Religious buildings that commemorate women

Places of worship sometimes have their history intertwined with that of illustrious characters. These buildings bear the traces of women who were recognised in their time and are today esteemed for their legacy.

Church of St Joan of Arc, France

The church of Sainte-Jeanne-d'Arc was built in 1979 on the plans of the architect Louis Arretche. Inside you can see 13 16th century stained glass windows from the choir of the former church of Saint-Vincent. This church, which resembles both a Viking ship and a fish, is located on the spot where Joan of Arc (1412 - 1431) was burned at the stake.

Church of St Joan of Arc

Church of San Giorgio dei Genovesi, Italy

The church of San Giorgio dei Genovesi was built between 1575 and 1596 by the Piedmontese architect Giorgio Di Faccio for the Genoese merchants of Palermo. The exterior is dominated by forms and styles of Tuscan origin, while the interior shows the union of Byzantine and Norman art. Among those buried in the church is Sofonisba Anguissola (1532 - 1625), a woman painter famous for her portraits of the court of Philip II of Spain. Sofonisba Anguissola was born in Cremona, in a noble family, from the marriage of Amilcare Anguissola and Bianca Ponzoni. She was one of the first women painters to reach the heights of the European artistic scene during her lifetime.

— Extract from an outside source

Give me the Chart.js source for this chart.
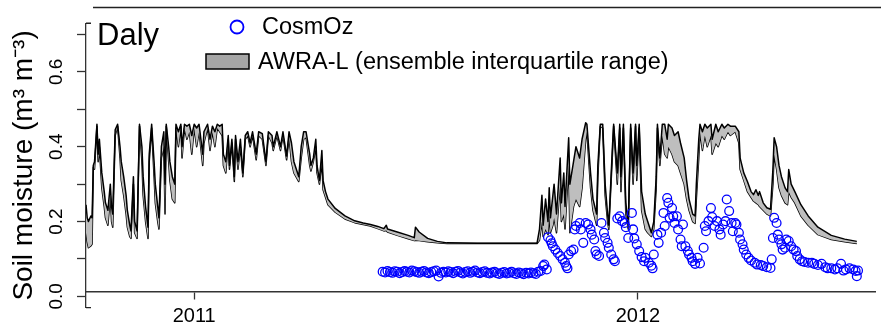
<!DOCTYPE html>
<html>
<head>
<meta charset="utf-8">
<script src="https://cdn.jsdelivr.net/npm/chart.js@4.4.1/dist/chart.umd.min.js"></script>
<style>
  html, body { margin: 0; padding: 0; background: #fff; }
  #chart { display: block; }
</style>
</head>
<body>
<canvas id="chart" width="881" height="326"></canvas>
<script>
// x values are days since 2011-01-01
const siteName = "Daly";
const yearTicks = [0, 365];
const yearLabels = ["2011", "2012"];

// AWRA-L ensemble interquartile range
const bandDays = [
  -89,-88,-87,-85,-84,-83,-82,-80,-79,-78,-76,-74,-73,-71,-69,-68,-67,-65,-63,-61,
  -60,-58,-56,-55,-53,-52,-50,-49,-47,-45,-43,-42,-40,-38,-37,-35,-33,-32,-30,-29,
  -27,-25,-24,-23,-21,-20,-18,-16,-15,-13,-11,-10,-8,-6,-4,-2,0,2,4,7,
  8,11,13,15,17,19,21,23,24,26,28,29,31,33,34,36,38,40,42,44,
  46,48,51,53,56,59,61,64,65,68,71,73,76,78,80,82,86,88,90,92,
  95,96,98,100,101,103,105,106,108,110,116,124,132,139,145,151,156,158,159,167,
  176,181,182,185,192,200,208,233,265,282,284,286,287,289,291,292,293,295,296,298,
  301,302,304,305,308,309,312,314,317,319,322,323,326,328,331,332,334,336,338,340,
  341,344,345,348,350,351,353,355,357,359,361,363,364,366,368,371,373,376,378,380,
  381,383,385,387,389,390,393,395,398,400,403,405,407,410,412,413,415,416,418,420,
  422,425,426,429,431,434,436,439,441,445,448,449,452,455,458,460,462,464,465,468,
  471,474,476,477,479,481,483,486,488,489,491,494,499,505,513,524,535,545
];
const bandUpper = [
  0.245,0.21,0.20,0.215,0.21,0.35,0.36,0.46,0.38,0.42,0.33,0.28,0.25,0.23,0.30,0.24,0.22,0.445,0.46,0.40,
  0.36,0.32,0.27,0.23,0.19,0.175,0.32,0.20,0.175,0.46,0.40,0.32,0.24,0.185,0.38,0.46,0.36,0.30,0.24,0.21,
  0.40,0.44,0.30,0.46,0.40,0.36,0.32,0.30,0.46,0.44,0.46,0.40,0.46,0.455,0.46,0.43,0.46,0.45,0.46,0.38,
  0.44,0.46,0.42,0.455,0.44,0.46,0.455,0.46,0.38,0.36,0.43,0.35,0.42,0.32,0.43,0.36,0.42,0.33,0.43,0.44,
  0.41,0.44,0.38,0.44,0.435,0.36,0.44,0.43,0.40,0.44,0.40,0.44,0.375,0.44,0.41,0.36,0.32,0.40,0.44,0.44,
  0.38,0.35,0.37,0.42,0.35,0.31,0.39,0.31,0.28,0.26,0.235,0.215,0.202,0.196,0.192,0.187,0.181,0.19,0.18,0.172,
  0.163,0.157,0.185,0.172,0.155,0.147,0.143,0.142,0.142,0.142,0.18,0.27,0.19,0.26,0.20,0.29,0.21,0.27,0.30,0.22,
  0.37,0.25,0.33,0.24,0.424,0.30,0.36,0.40,0.37,0.42,0.464,0.46,0.33,0.26,0.22,0.35,0.46,0.46,0.30,0.22,
  0.19,0.40,0.46,0.33,0.46,0.32,0.46,0.25,0.19,0.46,0.33,0.46,0.35,0.46,0.28,0.22,0.20,0.17,0.20,0.32,
  0.46,0.37,0.46,0.46,0.42,0.46,0.45,0.43,0.44,0.41,0.37,0.31,0.26,0.22,0.215,0.30,0.42,0.46,0.44,0.46,
  0.45,0.46,0.42,0.46,0.44,0.46,0.45,0.46,0.455,0.455,0.44,0.37,0.33,0.307,0.28,0.272,0.285,0.27,0.28,0.25,
  0.237,0.233,0.34,0.424,0.40,0.35,0.32,0.29,0.28,0.339,0.30,0.28,0.245,0.215,0.185,0.163,0.153,0.147
];
const bandLower = [
  0.17,0.145,0.13,0.135,0.14,0.345,0.34,0.455,0.36,0.40,0.29,0.24,0.21,0.19,0.27,0.20,0.185,0.43,0.455,0.37,
  0.31,0.27,0.22,0.185,0.16,0.155,0.30,0.17,0.155,0.455,0.36,0.27,0.20,0.155,0.36,0.45,0.32,0.25,0.20,0.18,
  0.37,0.40,0.22,0.455,0.36,0.31,0.26,0.25,0.45,0.40,0.455,0.37,0.45,0.42,0.44,0.38,0.45,0.40,0.44,0.35,
  0.41,0.45,0.39,0.44,0.40,0.45,0.44,0.43,0.35,0.33,0.42,0.34,0.41,0.307,0.42,0.34,0.40,0.32,0.42,0.43,
  0.40,0.43,0.365,0.43,0.42,0.35,0.43,0.41,0.39,0.43,0.39,0.43,0.365,0.425,0.36,0.33,0.307,0.37,0.42,0.425,
  0.35,0.335,0.36,0.40,0.33,0.30,0.36,0.285,0.265,0.245,0.225,0.207,0.197,0.192,0.188,0.181,0.175,0.176,0.172,0.163,
  0.154,0.149,0.15,0.149,0.146,0.143,0.141,0.141,0.141,0.141,0.15,0.20,0.16,0.18,0.165,0.22,0.17,0.19,0.21,0.17,
  0.30,0.20,0.22,0.18,0.35,0.17,0.24,0.26,0.24,0.29,0.42,0.44,0.29,0.23,0.19,0.32,0.455,0.45,0.27,0.20,
  0.179,0.38,0.455,0.30,0.45,0.28,0.45,0.22,0.18,0.45,0.30,0.455,0.31,0.45,0.23,0.18,0.17,0.16,0.18,0.29,
  0.45,0.35,0.43,0.38,0.37,0.40,0.38,0.36,0.35,0.33,0.30,0.26,0.23,0.20,0.195,0.26,0.37,0.44,0.39,0.43,
  0.40,0.43,0.38,0.41,0.40,0.43,0.42,0.44,0.43,0.44,0.41,0.34,0.31,0.28,0.265,0.255,0.25,0.245,0.24,0.23,
  0.22,0.215,0.30,0.379,0.34,0.29,0.27,0.25,0.245,0.28,0.265,0.25,0.215,0.19,0.165,0.152,0.146,0.141
];

// CosmOz probe
const cosmDays = [
  155,157,159,161,163,165,167,169,171,173,175,177,179,181,183,185,187,189,191,193,
  195,197,199,201,203,205,207,209,211,213,215,217,219,221,223,225,227,229,231,233,
  235,237,239,241,243,245,247,249,251,253,255,257,259,261,263,265,267,269,271,273,
  275,277,279,281,283,285,287,288,290,291,293,294,295,297,299,301,303,305,306,307,
  308,310,312,313,314,317,318,320,322,324,326,327,329,330,331,333,335,337,338,340,
  341,343,345,346,348,350,352,354,355,357,360,361,362,364,366,368,370,371,374,376,
  377,378,381,382,384,386,387,389,390,391,393,394,395,397,398,400,401,402,404,406,
  407,409,410,412,414,416,419,420,421,423,425,426,428,430,432,433,435,437,438,440,
  442,443,445,446,448,449,451,452,454,456,458,461,463,466,468,471,474,475,476,477,
  479,480,481,483,484,486,487,489,491,493,495,496,498,500,502,505,508,510,513,516,
  519,521,524,527,529,532,534,536,539,542,544,545,546
];
const cosmVals = [
  0.066,0.064,0.068,0.065,0.063,0.067,0.066,0.062,0.065,0.068,0.066,0.064,0.069,0.067,0.065,0.063,0.066,0.068,0.064,0.062,
  0.065,0.067,0.069,0.053,0.063,0.066,0.064,0.067,0.065,0.062,0.066,0.068,0.064,0.061,0.065,0.067,0.063,0.066,0.069,0.064,
  0.062,0.065,0.067,0.063,0.061,0.064,0.066,0.062,0.060,0.063,0.065,0.061,0.063,0.066,0.062,0.060,0.064,0.062,0.059,0.063,
  0.061,0.064,0.062,0.060,0.066,0.068,0.081,0.085,0.072,0.158,0.150,0.142,0.134,0.125,0.116,0.108,0.099,0.090,0.081,0.075,
  0.112,0.121,0.125,0.179,0.188,0.196,0.179,0.143,0.196,0.192,0.179,0.165,0.152,0.121,0.112,0.108,0.196,0.170,0.156,0.143,
  0.130,0.112,0.099,0.094,0.208,0.214,0.201,0.196,0.185,0.156,0.223,0.179,0.155,0.139,0.121,0.105,0.094,0.103,0.090,0.082,
  0.075,0.112,0.165,0.143,0.170,0.223,0.188,0.263,0.250,0.210,0.236,0.214,0.196,0.214,0.179,0.152,0.134,0.192,0.134,0.121,
  0.112,0.103,0.094,0.087,0.103,0.088,0.130,0.188,0.174,0.201,0.236,0.212,0.188,0.201,0.179,0.165,0.192,0.201,0.259,0.228,
  0.196,0.174,0.196,0.192,0.170,0.152,0.139,0.125,0.112,0.103,0.096,0.090,0.085,0.084,0.081,0.078,0.076,0.099,0.156,0.210,
  0.196,0.165,0.152,0.139,0.125,0.130,0.152,0.148,0.134,0.125,0.121,0.108,0.099,0.094,0.092,0.090,0.090,0.087,0.084,0.087,
  0.078,0.075,0.075,0.072,0.075,0.087,0.069,0.072,0.075,0.072,0.068,0.054,0.069
];

const fontFamily = '"Liberation Sans", Arial, Helvetica, sans-serif';

function toPoints(xs, ys) {
  return xs.map(function (x, i) { return { x: x, y: ys[i] }; });
}

const decorPlugin = {
  id: 'decor',
  afterDraw: function (chart) {
    const ctx = chart.ctx;
    const area = chart.chartArea;
    const sets = chart.data.datasets;
    ctx.save();

    // top rule and small hooks at the ends of the y axis
    ctx.strokeStyle = '#222';
    ctx.lineWidth = 1.3;
    ctx.beginPath();
    ctx.moveTo(93, 7.5);
    ctx.lineTo(chart.width, 7.5);
    ctx.moveTo(area.left, area.top);
    ctx.lineTo(area.left + 5, area.top);
    ctx.moveTo(area.left, area.bottom);
    ctx.lineTo(area.left + 5, area.bottom);
    ctx.stroke();

    // site name
    ctx.fillStyle = '#000';
    ctx.textBaseline = 'alphabetic';
    ctx.textAlign = 'left';
    ctx.font = '31px ' + fontFamily;
    ctx.fillText(siteName, 97, 45);

    // legend
    ctx.font = '23.5px ' + fontFamily;
    ctx.textBaseline = 'middle';
    ctx.strokeStyle = sets[0].borderColor;
    ctx.lineWidth = 1.8;
    ctx.beginPath();
    ctx.arc(237, 27, 6.5, 0, Math.PI * 2);
    ctx.stroke();
    ctx.fillText(sets[0].label, 262, 28);

    ctx.fillStyle = '#a6a6a6';
    ctx.fillRect(206, 54, 43, 15);
    ctx.strokeStyle = '#000';
    ctx.lineWidth = 1.5;
    ctx.strokeRect(206, 54, 43, 15);
    ctx.fillStyle = '#000';
    ctx.fillText(sets[1].label, 258, 63);
    ctx.restore();
  }
};

const ctx = document.getElementById('chart').getContext('2d');
const chart = new Chart(ctx, {
  type: 'line',
  data: {
    datasets: [{
      label: 'CosmOz',
      data: toPoints(cosmDays, cosmVals),
      showLine: false,
      pointStyle: 'circle',
      pointRadius: 4.4,
      pointBorderWidth: 1.3,
      borderColor: '#0000ff',
      pointBorderColor: '#0000ff',
      pointBackgroundColor: 'rgba(0,0,0,0)',
      backgroundColor: 'rgba(0,0,0,0)'
    }, {
      label: 'AWRA-L (ensemble interquartile range)',
      data: toPoints(bandDays, bandUpper),
      borderColor: '#000',
      borderWidth: 1.5,
      borderJoinStyle: 'round',
      backgroundColor: '#bebebe',
      fill: '+1',
      pointRadius: 0,
      tension: 0
    }, {
      label: 'lower quartile',
      data: toPoints(bandDays, bandLower),
      borderColor: '#000',
      borderWidth: 1.5,
      borderJoinStyle: 'round',
      fill: false,
      pointRadius: 0,
      tension: 0
    }]
  },
  options: {
    responsive: false,
    animation: false,
    layout: { padding: { top: 23.25, bottom: 17.75, left: 0, right: 0 } },
    scales: {
      x: {
        type: 'linear',
        min: -89,
        max: 560.2,
        position: { y: 0.012 },
        afterBuildTicks: function (scale) {
          scale.ticks = yearTicks.map(function (v) { return { value: v }; });
        },
        ticks: {
          autoSkip: false,
          maxRotation: 0,
          padding: 6,
          color: '#000',
          font: { family: fontFamily, size: 20 },
          callback: function (value) {
            const i = yearTicks.indexOf(value);
            return i >= 0 ? yearLabels[i] : '';
          }
        },
        grid: { drawOnChartArea: false, drawTicks: true, tickLength: 7, tickColor: '#333', tickWidth: 1.3 },
        border: { display: true, color: '#333', width: 1.5 }
      },
      y: {
        min: -0.03,
        max: 0.73,
        afterFit: function (scale) { scale.width = 86; },
        ticks: {
          stepSize: 0.1,
          includeBounds: false,
          minRotation: 90,
          maxRotation: 90,
          crossAlign: 'center',
          padding: 7,
          color: '#000',
          font: { family: fontFamily, size: 19 },
          callback: function (value) {
            const k = Math.round(value * 10);
            return k % 2 === 0 ? (k / 10).toFixed(1) : '';
          }
        },
        grid: { drawOnChartArea: false, drawTicks: true, tickLength: 9, tickColor: '#333', tickWidth: 1.3 },
        border: { display: true, color: '#333', width: 1.3 },
        title: {
          display: true,
          text: 'Soil moisture (m\u00b3 m\u207b\u00b3)',
          color: '#000',
          font: { family: fontFamily, size: 28 },
          padding: { top: 7, bottom: 0 }
        }
      }
    },
    plugins: {
      legend: { display: false },
      tooltip: { enabled: false }
    }
  },
  plugins: [decorPlugin]
});
</script>
</body>
</html>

Church of San Giorgio dei Genovesi

St Julian's Church, United-Kingdom

Little is known about the origins of St. Julian's Church, as the original building was largely destroyed in 1942 during the "Norwich Blitz". The present church is a restoration completed in 1953. However, the church is famous for having been the place where Lady Julian (1342-1416) stayed most of her life as an anchoress. During her confinement in the church, she wrote the "Revelations of Divine Love", the oldest book in the English language to have been written by a woman.

St Julian's Church

Rykestrasse Synagogue, Germany

The Rykestrasse synagogue was built in 1903/04 in the Romanesque Revival style. It is located in Prenzlauer Berg, a district at the heart of Berlin's Jewish life until the beginning of the Nazi regime. Since its reopening in 1953, it has been the largest synagogue in Germany. This synagogue was the place where Regina Jonas (1902-1944) went with her family as a kid. Student at the liberal "University for the Science of Judaism" in Berlin and finally ordained by Max Dienemann in 1935, she became the first woman rabbi. Deported to Theresienstadt in 1942, she died two years later in the Auschwitz concentration camp.

Rykestrasse Synagogue

Basilica of Santa Croce, Italy

The Basilica of Santa Croce is a must-see monument in Florence. Built at the end of the thirteenth century by the Franciscans, it was at the centre of the Florentine Renaissance in the 15th century, being the burial place of important personalities such as Michelangelo and Machiavelli. The church also houses a memorial to Florence Nightingale (1820-1910), a British nurse, born in Florence, a pioneer in modern nursing practice and the use of statistics in health care.

Basilica of Santa Croce

Saint-Eustache's Church, France

The origins of the church of Saint-Eustache go back to the beginning of the 13th century. A chapel dedicated to Saint Agnes was the first building to be constructed. A crypt bearing this name is still attached to the church on the east side. In 1223, Sainte Agnès was erected as a parish and took the name of Saint-Eustache. The construction of the present church, however, only began in 1532 and lasted until 1633. The church was then partially rebuilt in 1754. Many Parisian personalities are buried in the church cemetery, among them Marie de Gournay (1565 - 1645), one of the few women to live from writing in Europe at that time. Her famous writings include "L'égalité des hommes et des femmes" (1622).

Saint-Eustache's Church

Gandersheim Abbey, Germany

Gandersheim Abbey was founded in 852 by the Saxon Count Liudolf. An imperial abbey from the 13th century until its dissolution in 1810, it hosted a community of women from noble families who lived secular lives without having to take perpetual vows. The abbey is famous to have been the living place of Hrotsvita of Gandersheim, a poetess and first Germanic author of the Ottonian Renaissance (930-1030). As Canoness, she wrote the history of the Gandersheim Abbey, hagiographies, but also plays and epic poems, rediscovered during the Renaissance.

Gandersheim Abbey

San Pantalon's Church, Italy

The church of San Pantalon, consecrated in 1745, bears the name of the local saint San Pantaleone di Nicomedia in Bithynia. San Pantalon was a doctor between the 3rd and 4th century and was martyred during the persecutions of Maximian between 305 and 310. The church is the place where Lucrezia Marinella (1571-1653), a Venetian poet and writer, defender of women's rights, was buried. She is known for her text 'The Nobility and Excellence of Women, and the Defects and Vices of Men' published in 1600.